-- Data segment start --
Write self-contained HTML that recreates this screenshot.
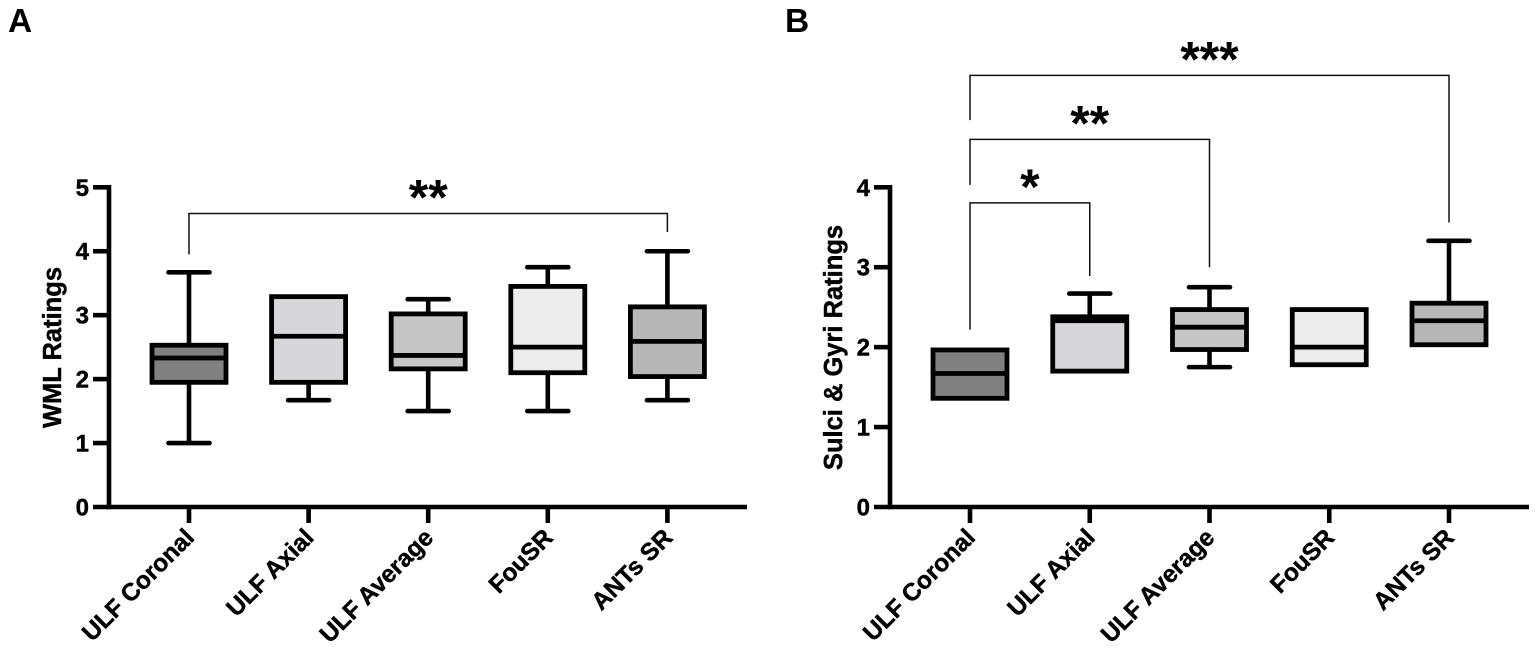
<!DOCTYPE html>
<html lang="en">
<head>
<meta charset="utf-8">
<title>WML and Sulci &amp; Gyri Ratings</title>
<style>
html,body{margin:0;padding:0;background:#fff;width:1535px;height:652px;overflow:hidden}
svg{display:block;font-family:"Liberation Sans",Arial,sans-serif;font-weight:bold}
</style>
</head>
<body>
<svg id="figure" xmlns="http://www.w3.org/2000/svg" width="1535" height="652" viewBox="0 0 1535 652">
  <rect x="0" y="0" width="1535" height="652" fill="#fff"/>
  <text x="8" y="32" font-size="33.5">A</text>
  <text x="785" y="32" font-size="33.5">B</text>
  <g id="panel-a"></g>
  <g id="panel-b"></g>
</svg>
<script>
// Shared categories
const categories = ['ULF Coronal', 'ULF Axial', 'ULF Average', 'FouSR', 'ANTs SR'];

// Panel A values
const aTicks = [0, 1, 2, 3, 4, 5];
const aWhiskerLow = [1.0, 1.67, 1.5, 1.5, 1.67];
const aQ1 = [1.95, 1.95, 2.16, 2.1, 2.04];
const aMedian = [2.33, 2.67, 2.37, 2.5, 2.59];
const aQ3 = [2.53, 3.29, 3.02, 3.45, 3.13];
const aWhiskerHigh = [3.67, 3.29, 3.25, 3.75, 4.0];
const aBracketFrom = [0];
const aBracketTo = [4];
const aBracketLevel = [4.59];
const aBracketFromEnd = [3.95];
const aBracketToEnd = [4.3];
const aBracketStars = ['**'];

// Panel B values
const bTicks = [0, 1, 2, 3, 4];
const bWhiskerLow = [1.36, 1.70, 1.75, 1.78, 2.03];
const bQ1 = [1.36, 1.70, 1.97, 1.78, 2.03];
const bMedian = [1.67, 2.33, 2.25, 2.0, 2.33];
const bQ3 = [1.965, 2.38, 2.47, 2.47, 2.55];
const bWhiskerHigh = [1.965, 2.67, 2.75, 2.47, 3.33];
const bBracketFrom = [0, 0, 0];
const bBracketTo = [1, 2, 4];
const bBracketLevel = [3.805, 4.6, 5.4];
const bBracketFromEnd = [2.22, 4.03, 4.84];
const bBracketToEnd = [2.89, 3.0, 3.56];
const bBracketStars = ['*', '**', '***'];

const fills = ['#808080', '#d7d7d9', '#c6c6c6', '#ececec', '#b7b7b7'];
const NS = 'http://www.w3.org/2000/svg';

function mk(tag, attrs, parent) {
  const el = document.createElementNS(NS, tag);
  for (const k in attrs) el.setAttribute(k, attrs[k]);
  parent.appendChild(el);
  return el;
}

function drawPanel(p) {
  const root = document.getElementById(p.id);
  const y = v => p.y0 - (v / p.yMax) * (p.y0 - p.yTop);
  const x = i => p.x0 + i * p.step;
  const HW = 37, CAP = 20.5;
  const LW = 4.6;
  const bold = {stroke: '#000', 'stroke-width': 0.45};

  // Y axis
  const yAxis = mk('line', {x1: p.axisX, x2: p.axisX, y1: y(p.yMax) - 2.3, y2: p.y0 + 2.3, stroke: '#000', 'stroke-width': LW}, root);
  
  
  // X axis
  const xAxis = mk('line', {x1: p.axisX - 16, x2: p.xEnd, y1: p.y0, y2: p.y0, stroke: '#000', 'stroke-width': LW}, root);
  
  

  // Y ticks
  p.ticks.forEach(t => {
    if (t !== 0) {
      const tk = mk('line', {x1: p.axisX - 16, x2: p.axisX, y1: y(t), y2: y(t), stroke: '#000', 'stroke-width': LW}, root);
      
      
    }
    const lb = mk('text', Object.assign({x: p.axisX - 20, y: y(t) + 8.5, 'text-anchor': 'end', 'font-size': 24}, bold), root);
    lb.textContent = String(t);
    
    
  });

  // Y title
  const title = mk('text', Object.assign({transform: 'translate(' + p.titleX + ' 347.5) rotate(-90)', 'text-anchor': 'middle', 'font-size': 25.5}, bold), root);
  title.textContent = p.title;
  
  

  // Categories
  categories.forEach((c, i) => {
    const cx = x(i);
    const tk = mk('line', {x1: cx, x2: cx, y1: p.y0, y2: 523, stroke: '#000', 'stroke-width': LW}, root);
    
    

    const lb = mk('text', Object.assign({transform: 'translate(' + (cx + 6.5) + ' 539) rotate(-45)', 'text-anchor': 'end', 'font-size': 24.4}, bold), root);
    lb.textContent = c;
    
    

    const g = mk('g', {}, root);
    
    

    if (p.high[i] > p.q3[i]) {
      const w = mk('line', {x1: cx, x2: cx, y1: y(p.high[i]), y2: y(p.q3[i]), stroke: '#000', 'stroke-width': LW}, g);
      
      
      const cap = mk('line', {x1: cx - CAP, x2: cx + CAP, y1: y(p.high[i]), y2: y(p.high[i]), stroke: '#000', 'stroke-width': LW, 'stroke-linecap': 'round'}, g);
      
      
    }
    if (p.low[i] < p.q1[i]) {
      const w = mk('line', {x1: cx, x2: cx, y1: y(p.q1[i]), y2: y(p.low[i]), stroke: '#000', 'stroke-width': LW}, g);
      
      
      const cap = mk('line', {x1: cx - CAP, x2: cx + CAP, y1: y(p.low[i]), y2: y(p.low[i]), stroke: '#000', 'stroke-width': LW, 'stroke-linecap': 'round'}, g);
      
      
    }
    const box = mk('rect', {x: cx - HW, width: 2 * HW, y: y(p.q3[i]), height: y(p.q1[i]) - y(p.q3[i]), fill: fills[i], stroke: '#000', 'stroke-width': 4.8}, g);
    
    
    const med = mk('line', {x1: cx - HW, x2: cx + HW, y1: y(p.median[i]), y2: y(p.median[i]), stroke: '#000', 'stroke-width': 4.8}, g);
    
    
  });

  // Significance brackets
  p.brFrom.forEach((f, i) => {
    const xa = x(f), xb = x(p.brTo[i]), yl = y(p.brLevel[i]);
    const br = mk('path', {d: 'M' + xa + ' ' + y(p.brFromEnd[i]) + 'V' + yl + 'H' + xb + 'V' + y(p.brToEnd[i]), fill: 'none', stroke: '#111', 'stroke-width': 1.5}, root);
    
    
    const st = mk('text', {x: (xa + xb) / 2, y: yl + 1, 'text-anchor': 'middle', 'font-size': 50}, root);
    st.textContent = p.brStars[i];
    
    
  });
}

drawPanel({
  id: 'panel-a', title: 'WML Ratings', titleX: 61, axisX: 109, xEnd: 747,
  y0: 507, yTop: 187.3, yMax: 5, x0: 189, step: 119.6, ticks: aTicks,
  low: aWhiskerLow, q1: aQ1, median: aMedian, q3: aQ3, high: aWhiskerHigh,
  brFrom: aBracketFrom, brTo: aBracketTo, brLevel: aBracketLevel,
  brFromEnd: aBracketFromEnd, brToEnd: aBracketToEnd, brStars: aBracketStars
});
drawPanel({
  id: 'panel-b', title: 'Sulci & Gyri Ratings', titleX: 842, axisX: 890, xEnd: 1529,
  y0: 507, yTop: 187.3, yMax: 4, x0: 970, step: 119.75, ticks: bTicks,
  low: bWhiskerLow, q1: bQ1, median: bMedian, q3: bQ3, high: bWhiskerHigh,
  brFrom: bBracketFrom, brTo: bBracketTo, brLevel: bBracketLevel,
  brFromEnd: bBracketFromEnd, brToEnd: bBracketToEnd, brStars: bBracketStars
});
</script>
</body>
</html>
-- Data segment end --
> What is needed
Without any pictures, reproduce the lines from the first one in the material through the line that has "const aBracketStars = ['**'];", exactly as they appear.

> Response to the exercise
Write self-contained HTML that recreates this screenshot.
<!DOCTYPE html>
<html lang="en">
<head>
<meta charset="utf-8">
<title>WML and Sulci &amp; Gyri Ratings</title>
<style>
html,body{margin:0;padding:0;background:#fff;width:1535px;height:652px;overflow:hidden}
svg{display:block;font-family:"Liberation Sans",Arial,sans-serif;font-weight:bold}
</style>
</head>
<body>
<svg id="figure" xmlns="http://www.w3.org/2000/svg" width="1535" height="652" viewBox="0 0 1535 652">
  <rect x="0" y="0" width="1535" height="652" fill="#fff"/>
  <text x="8" y="32" font-size="33.5">A</text>
  <text x="785" y="32" font-size="33.5">B</text>
  <g id="panel-a"></g>
  <g id="panel-b"></g>
</svg>
<script>
// Shared categories
const categories = ['ULF Coronal', 'ULF Axial', 'ULF Average', 'FouSR', 'ANTs SR'];

// Panel A values
const aTicks = [0, 1, 2, 3, 4, 5];
const aWhiskerLow = [1.0, 1.67, 1.5, 1.5, 1.67];
const aQ1 = [1.95, 1.95, 2.16, 2.1, 2.04];
const aMedian = [2.33, 2.67, 2.37, 2.5, 2.59];
const aQ3 = [2.53, 3.29, 3.02, 3.45, 3.13];
const aWhiskerHigh = [3.67, 3.29, 3.25, 3.75, 4.0];
const aBracketFrom = [0];
const aBracketTo = [4];
const aBracketLevel = [4.59];
const aBracketFromEnd = [3.95];
const aBracketToEnd = [4.3];
const aBracketStars = ['**'];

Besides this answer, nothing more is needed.